The other night I was out for dinner and drinks with some friends and I got talking to one of them about relationships; why they don’t always work, how things go wrong, what he is looking for, etc. As I was listening to him, I was praying and asking God to help me give this guy good advice. I kept praying and listening, but wasn’t getting anything. I finally came to the conclusion, that all he needed from me was for me to listen. He didn’t need my advice or my opinion on the situation, he needed to be heard. Sometimes we are so caught up in trying to tell others what we think, that we miss what they are saying to us. The book of James says, “Let every person be quick to hear, slow to speak, slow to anger” (1:19). It is so hard to just sit back and not talk about ourselves. We are all inherently selfish and self-centered, because we ALL have that same desire to be heard. We want to tell people about our day, or our thoughts, or our experiences, but sometimes the greatest gift you can give someone is your ears.
One of the things that my husband or any of my close friends will tell you about me is that I like to watch people. Not in a creepy, stalkerish way, but I am curious about people. I like to see how people react in certain situations or how they respond to certain questions. I like to know what makes people tick or why they are the way they are. I am not a big “small-talker” because I want to get down to the nitty gritty with people and see what is really on their hearts. And one of the best ways to do that is to talk to them, after all Jesus even says in the book of Matthew, “For the mouth speaks what overflows from the heart” (12:34). If you are paying attention, you can usually tell what is on someone’s mind because it is what comes of their mouth.
In their book “Seven Desires” Mark and Debbie Laaser, talk about the seven desires of the human heart. One of those desires is to be heard. And it’s more than just someone hearing that you are talking, its that they are truly listening and hearing who you are. We all want people to know who we are. One thing that I struggle with in my life, is that people often don’t remember who I am. To me this is a slap in the face because it says I’m not memorable, and that speaks directly to that desire to be heard. I want people to remember who I am because I want to feel like I am important and that I matter. I believe that all people have that same desire. Why do you think Facebook, Twitter, and Instagram have exploded so much? People want others to know what they are doing. People want to share what is going on in their lives. People want to be heard, and whether they fulfill that by getting likes, retweets, or shares, they are trying to get that need met.
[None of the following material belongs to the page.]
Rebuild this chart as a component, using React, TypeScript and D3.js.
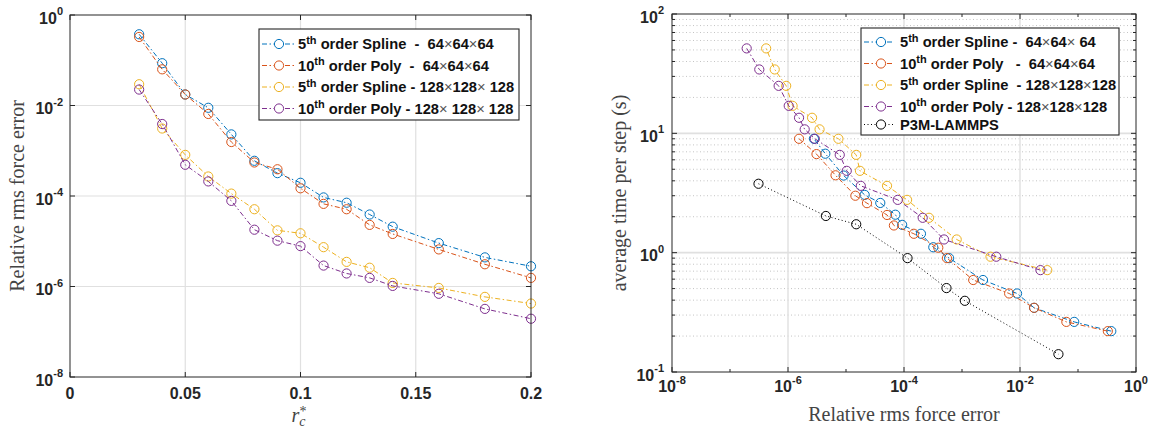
import React from 'react';
import * as d3 from 'd3';

// ---------- data ----------
const rc = [0.03, 0.04, 0.05, 0.06, 0.07, 0.08, 0.09, 0.10, 0.11, 0.12, 0.13, 0.14, 0.16, 0.18, 0.20];
const errSpline64 = [0.375, 0.086, 0.0175, 0.0089, 0.0023, 6.0e-4, 3.2e-4, 1.96e-4, 9.3e-5, 7.1e-5, 3.9e-5, 2.1e-5, 9.1e-6, 4.4e-6, 2.8e-6];
const errPoly64 = [0.327, 0.063, 0.0175, 0.0065, 0.00156, 5.5e-4, 3.9e-4, 1.48e-4, 6.7e-5, 5.1e-5, 2.3e-5, 1.45e-5, 6.6e-6, 3.1e-6, 1.55e-6];
const errSpline128 = [0.0295, 0.0031, 8.1e-4, 2.7e-4, 1.13e-4, 5.1e-5, 1.74e-5, 1.5e-5, 7.4e-6, 3.5e-6, 2.6e-6, 1.2e-6, 9.3e-7, 5.9e-7, 4.2e-7];
const errPoly128 = [0.0225, 0.0039, 4.9e-4, 2.1e-4, 7.8e-5, 1.8e-5, 1.03e-5, 7.8e-6, 2.9e-6, 1.94e-6, 1.55e-6, 1.03e-6, 6.9e-7, 3.2e-7, 1.94e-7];

const timeSpline64 = [0.22, 0.263, 0.345, 0.455, 0.59, 0.90, 1.11, 1.44, 1.71, 2.08, 2.61, 3.05, 4.43, 6.75, 9.0];
const timePoly64 = [0.22, 0.263, 0.345, 0.455, 0.59, 0.90, 1.10, 1.44, 1.69, 2.07, 2.6, 3.0, 4.45, 6.7, 9.0];
const timeSpline128 = [0.714, 0.925, 1.29, 1.96, 2.77, 3.63, 4.85, 6.6, 9.0, 10.8, 13.5, 17.0, 25.0, 34.3, 51.5];
const timePoly128 = [0.714, 0.925, 1.29, 1.96, 2.77, 3.63, 4.85, 6.6, 9.0, 10.8, 13.5, 17.0, 25.0, 34.3, 51.5];

const errP3M = [3.1e-7, 4.5e-6, 1.5e-5, 1.15e-4, 5.4e-4, 1.12e-3, 0.046];
const timeP3M = [3.78, 2.03, 1.73, 0.90, 0.505, 0.395, 0.141];

const leftXTicks = [0, 0.05, 0.1, 0.15, 0.2];
const leftXTickLabels = ['0', '0.05', '0.1', '0.15', '0.2'];
const leftYTickExps = [0, -2, -4, -6, -8];
const rightXTickExps = [-8, -6, -4, -2, 0];
const rightYTickExps = [2, 1, 0, -1];

const leftLegend = [
  ['5', 'th', ' order Spline  -  64×64×64'],
  ['10', 'th', ' order Poly  -  64×64×64'],
  ['5', 'th', ' order Spline - 128×128× 128'],
  ['10', 'th', ' order Poly - 128× 128× 128'],
];
const rightLegend = [
  ['5', 'th', ' order Spline -  64×64× 64'],
  ['10', 'th', ' order Poly   -  64×64×64'],
  ['5', 'th', ' order Spline  - 128×128×128'],
  ['10', 'th', ' order Poly - 128×128×128'],
  ['P3M-LAMMPS', '', ''],
];

const COLORS = ['#0072BD', '#D95319', '#EDB120', '#7E2F8E', '#000000'];
const DASHDOT = '5,2.5,1.5,2.5';
const DOTTED = '1,2.5';

const SANS = '"Liberation Sans", Arial, Helvetica, sans-serif';
const SERIF = '"Liberation Serif", "Times New Roman", serif';
const AXIS = '#262626';
const GRID = '#e0e0e0';

function Pow10({ x, y, exp, anchor }: { x: number; y: number; exp: number; anchor: string }) {
  return (
    <text x={x} y={y} textAnchor={anchor} fontFamily={SANS} fontWeight="bold" fontSize={16} fill={AXIS}>
      <tspan>10</tspan>
      <tspan dy={-8.5} fontSize={11}>{String(exp)}</tspan>
    </text>
  );
}

function LegendText({ x, y, parts }: { x: number; y: number; parts: string[] }) {
  const [num, sup, rest] = parts;
  const pieces = rest.split('×');
  const out: any[] = [];
  out.push(<tspan key="n">{num}</tspan>);
  if (sup) out.push(<tspan key="s" dy={-5.5} fontSize={11}>{sup}</tspan>);
  pieces.forEach((p, i) => {
    if (i > 0) out.push(<tspan key={'x' + i} fontWeight="normal" fill="#555">×</tspan>);
    out.push(<tspan key={'p' + i} dy={i === 0 && sup ? 5.5 : 0}>{p}</tspan>);
  });
  return (
    <text x={x} y={y} fontFamily={SANS} fontWeight="bold" fontSize={14.7} fill="#111" style={{ whiteSpace: 'pre' }}>
      {out}
    </text>
  );
}

export default function App() {
  // left axes
  const L = { x0: 70, x1: 531, y0: 15, y1: 377 };
  const lx = d3.scaleLinear().domain([0, 0.2]).range([L.x0, L.x1]);
  const ly = d3.scaleLog().domain([1e-8, 1]).range([L.y1, L.y0]);
  // right axes
  const R = { x0: 672, x1: 1136, y0: 14, y1: 372 };
  const rx = d3.scaleLog().domain([1e-8, 1]).range([R.x0, R.x1]);
  const ry = d3.scaleLog().domain([0.1, 100]).range([R.y1, R.y0]);

  const leftSeries = [errSpline64, errPoly64, errSpline128, errPoly128];
  const rightSeries = [
    { xs: errSpline64, ys: timeSpline64 },
    { xs: errPoly64, ys: timePoly64 },
    { xs: errSpline128, ys: timeSpline128 },
    { xs: errPoly128, ys: timePoly128 },
    { xs: errP3M, ys: timeP3M },
  ];

  const lineL = d3.line<[number, number]>().x((d) => lx(d[0])).y((d) => ly(d[1]));
  const lineR = d3.line<[number, number]>().x((d) => rx(d[0])).y((d) => ry(d[1]));

  const minorY: number[] = [];
  [0.1, 1, 10].forEach((b) => {
    for (let k = 2; k <= 9; k++) minorY.push(b * k);
  });
  const minorXExps = [-7, -5, -3, -1];

  const TK = 5;
  const lcx = (L.x0 + L.x1) / 2;

  return (
    <svg width={1157} height={428} style={{ position: 'absolute', left: 0, top: 0, background: '#fff' }}>
      <rect x={0} y={0} width={1157} height={428} fill="#fff" />

      {/* ===== LEFT PLOT ===== */}
      <g>
        {leftXTicks.slice(1, -1).map((t) => (
          <line key={'lgx' + t} x1={lx(t)} x2={lx(t)} y1={L.y0} y2={L.y1} stroke={GRID} strokeWidth={1.2} />
        ))}
        {leftYTickExps.slice(1, -1).map((e) => (
          <line key={'lgy' + e} x1={L.x0} x2={L.x1} y1={ly(Math.pow(10, e))} y2={ly(Math.pow(10, e))} stroke={GRID} strokeWidth={1.2} />
        ))}
        {leftSeries.map((s, i) => {
          const pts = rc.map((r, j) => [r, s[j]] as [number, number]);
          return (
            <g key={'ls' + i}>
              <path d={lineL(pts) || ''} fill="none" stroke={COLORS[i]} strokeWidth={1} strokeDasharray={DASHDOT} />
              {pts.map((p, j) => (
                <circle key={j} cx={lx(p[0])} cy={ly(p[1])} r={4.6} fill="none" stroke={COLORS[i]} strokeWidth={1} />
              ))}
            </g>
          );
        })}
        <rect x={L.x0} y={L.y0} width={L.x1 - L.x0} height={L.y1 - L.y0} fill="none" stroke={AXIS} strokeWidth={1} />
        {leftXTicks.map((t) => (
          <g key={'ltx' + t}>
            <line x1={lx(t)} x2={lx(t)} y1={L.y1} y2={L.y1 - TK} stroke={AXIS} />
            <line x1={lx(t)} x2={lx(t)} y1={L.y0} y2={L.y0 + TK} stroke={AXIS} />
          </g>
        ))}
        {leftYTickExps.map((e) => (
          <g key={'lty' + e}>
            <line x1={L.x0} x2={L.x0 + TK} y1={ly(Math.pow(10, e))} y2={ly(Math.pow(10, e))} stroke={AXIS} />
            <line x1={L.x1} x2={L.x1 - TK} y1={ly(Math.pow(10, e))} y2={ly(Math.pow(10, e))} stroke={AXIS} />
          </g>
        ))}
        {leftXTicks.map((t, i) => (
          <text key={'ltl' + t} x={lx(t)} y={L.y1 + 22} textAnchor="middle" fontFamily={SANS} fontWeight="bold" fontSize={16} fill={AXIS}>
            {leftXTickLabels[i]}
          </text>
        ))}
        {leftYTickExps.map((e) => (
          <Pow10 key={'lyl' + e} x={L.x0 - 7} y={ly(Math.pow(10, e)) + 8.5} exp={e} anchor="end" />
        ))}
        <text transform={`translate(24,${(L.y0 + L.y1) / 2}) rotate(-90)`} textAnchor="middle" fontFamily={SERIF} fontSize={20} fill="#444">
          Relative rms force error
        </text>
        {/* r_c^* as one text */}
        <text x={lcx - 9} y={422} fontFamily={SERIF} fontStyle="italic" fontSize={20} fill="#444">
          <tspan>r</tspan>
          <tspan dy={4} fontSize={14}>c</tspan>
          <tspan dx={-6} dy={-10} fontSize={14} fontStyle="normal">*</tspan>
        </text>

        {/* legend */}
        <rect x={259} y={29} width={260} height={91} fill="#fff" stroke={AXIS} strokeWidth={1.1} />
        {leftLegend.map((parts, i) => {
          const y = 44 + i * 21.5;
          return (
            <g key={'lleg' + i}>
              <line x1={262} x2={294} y1={y} y2={y} stroke={COLORS[i]} strokeWidth={1} strokeDasharray={DASHDOT} />
              <circle cx={279} cy={y} r={4.6} fill="#fff" stroke={COLORS[i]} strokeWidth={1} />
              <LegendText x={298} y={y + 5} parts={parts} />
            </g>
          );
        })}
      </g>

      {/* ===== RIGHT PLOT ===== */}
      <g>
        {minorY.filter((v) => v !== 1 && v !== 10).map((v) => (
          <line key={'rmy' + v} x1={R.x0} x2={R.x1} y1={ry(v)} y2={ry(v)} stroke="#c4c4c4" strokeWidth={1} strokeDasharray={DOTTED} />
        ))}
        {rightXTickExps.slice(1, -1).map((e) => (
          <line key={'rgx' + e} x1={rx(Math.pow(10, e))} x2={rx(Math.pow(10, e))} y1={R.y0} y2={R.y1} stroke={GRID} strokeWidth={1.4} />
        ))}
        {rightYTickExps.slice(1, -1).map((e) => (
          <line key={'rgy' + e} x1={R.x0} x2={R.x1} y1={ry(Math.pow(10, e))} y2={ry(Math.pow(10, e))} stroke={GRID} strokeWidth={1.6} />
        ))}
        {rightSeries.map((s, i) => {
          const pts = s.xs.map((x, j) => [x, s.ys[j]] as [number, number]);
          return (
            <g key={'rs' + i}>
              <path d={lineR(pts) || ''} fill="none" stroke={COLORS[i]} strokeWidth={1} strokeDasharray={i === 4 ? DOTTED : DASHDOT} />
              {pts.map((p, j) => (
                <circle key={j} cx={rx(p[0])} cy={ry(p[1])} r={4.6} fill="none" stroke={COLORS[i]} strokeWidth={1} />
              ))}
            </g>
          );
        })}
        <rect x={R.x0} y={R.y0} width={R.x1 - R.x0} height={R.y1 - R.y0} fill="none" stroke={AXIS} strokeWidth={1} />
        {rightXTickExps.map((e) => (
          <g key={'rtx' + e}>
            <line x1={rx(Math.pow(10, e))} x2={rx(Math.pow(10, e))} y1={R.y1} y2={R.y1 - TK} stroke={AXIS} />
            <line x1={rx(Math.pow(10, e))} x2={rx(Math.pow(10, e))} y1={R.y0} y2={R.y0 + TK} stroke={AXIS} />
          </g>
        ))}
        {minorXExps.map((e) => (
          <g key={'rmx' + e}>
            <line x1={rx(Math.pow(10, e))} x2={rx(Math.pow(10, e))} y1={R.y1} y2={R.y1 - 3} stroke={AXIS} />
            <line x1={rx(Math.pow(10, e))} x2={rx(Math.pow(10, e))} y1={R.y0} y2={R.y0 + 3} stroke={AXIS} />
          </g>
        ))}
        {rightYTickExps.map((e) => (
          <g key={'rty' + e}>
            <line x1={R.x0} x2={R.x0 + TK} y1={ry(Math.pow(10, e))} y2={ry(Math.pow(10, e))} stroke={AXIS} />
            <line x1={R.x1} x2={R.x1 - TK} y1={ry(Math.pow(10, e))} y2={ry(Math.pow(10, e))} stroke={AXIS} />
          </g>
        ))}
        {minorY.map((v) => (
          <g key={'rmt' + v}>
            <line x1={R.x0} x2={R.x0 + 3} y1={ry(v)} y2={ry(v)} stroke={AXIS} />
            <line x1={R.x1} x2={R.x1 - 3} y1={ry(v)} y2={ry(v)} stroke={AXIS} />
          </g>
        ))}
        {rightXTickExps.map((e) => (
          <Pow10 key={'rxl' + e} x={rx(Math.pow(10, e))} y={R.y1 + 20} exp={e} anchor="middle" />
        ))}
        {rightYTickExps.map((e) => (
          <Pow10 key={'ryl' + e} x={R.x0 - 8} y={ry(Math.pow(10, e)) + 8.5} exp={e} anchor="end" />
        ))}
        <text transform={`translate(626,${(R.y0 + R.y1) / 2}) rotate(-90)`} textAnchor="middle" fontFamily={SERIF} fontSize={20} fill="#444">
          average time per step (s)
        </text>
        <text x={(R.x0 + R.x1) / 2} y={421} textAnchor="middle" fontFamily={SERIF} fontSize={20} fill="#444">
          Relative rms force error
        </text>

        {/* legend */}
        <rect x={861} y={28} width={258} height={107} fill="#fff" stroke={AXIS} strokeWidth={1.1} />
        {rightLegend.map((parts, i) => {
          const y = i < 4 ? 42 + i * 21.5 : 124.5;
          return (
            <g key={'rleg' + i}>
              <line x1={864} x2={894} y1={y} y2={y} stroke={COLORS[i]} strokeWidth={1} strokeDasharray={i === 4 ? DOTTED : DASHDOT} />
              <circle cx={881} cy={y} r={4.6} fill="#fff" stroke={COLORS[i]} strokeWidth={1} />
              <LegendText x={900} y={y + 5} parts={parts} />
            </g>
          );
        })}
      </g>
    </svg>
  );
}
The thing about these social media platforms is that they fall short in this area. Yes, we get to share photos and opinions and see our friend’s children, but it doesn’t satisfy our need to have others really know and care about us. People share a lot of the good things that are going on in their lives, or superficial things like what I’m having for dinner, but not a lot of the deep things in their heart. Even though people share just about everything else on Facebook, people are still struggling to share who they really are. Whether they are too afraid because someone has judged them and hurt them in the past or they don’t feel like anyone will care, people are often reluctant to tell others what truly is in their hearts. That’s why I feel like it is so important to listen to others. If you are looking to connect with someone or to give something to someone, give them your attention. Your true, undivided, non-judgmental attention.
It is amazing what you can find out about a person when you listen to them. You might find out that your child has been getting bullied at school, or your friend is really unhappy in their job, or your sister has been missing you since you moved away. When people feel that you care about them, they will open up and share their hearts with you. People might not open up instantly, so have some patience. Proverbs tells us, “The purposes of a man’s heart are deep waters, but a man of understanding draws them out” (20:5). Now remember this was written when people used buckets and ropes to draw their water out of a well. It wasn’t an easy task nor was it fast. They didn’t have well pumps, like we do today, that did all the work for them! They had to go to the well and have patience, spend time, and spend energy to get this deep water from the well. God is relating the things in a person’s heart to drawing out water from a deep well. So keep this is mind when you are trying to get to know someone better – it might take some work and some patience.
The next time you are having dinner with your spouse, or catching lunch with a friend, or sitting next to a stranger on a plane, listen. Ask them questions and then listen to the answers. Don’t interrupt with a similar story or jump to give your advice, but give them a chance to be heard.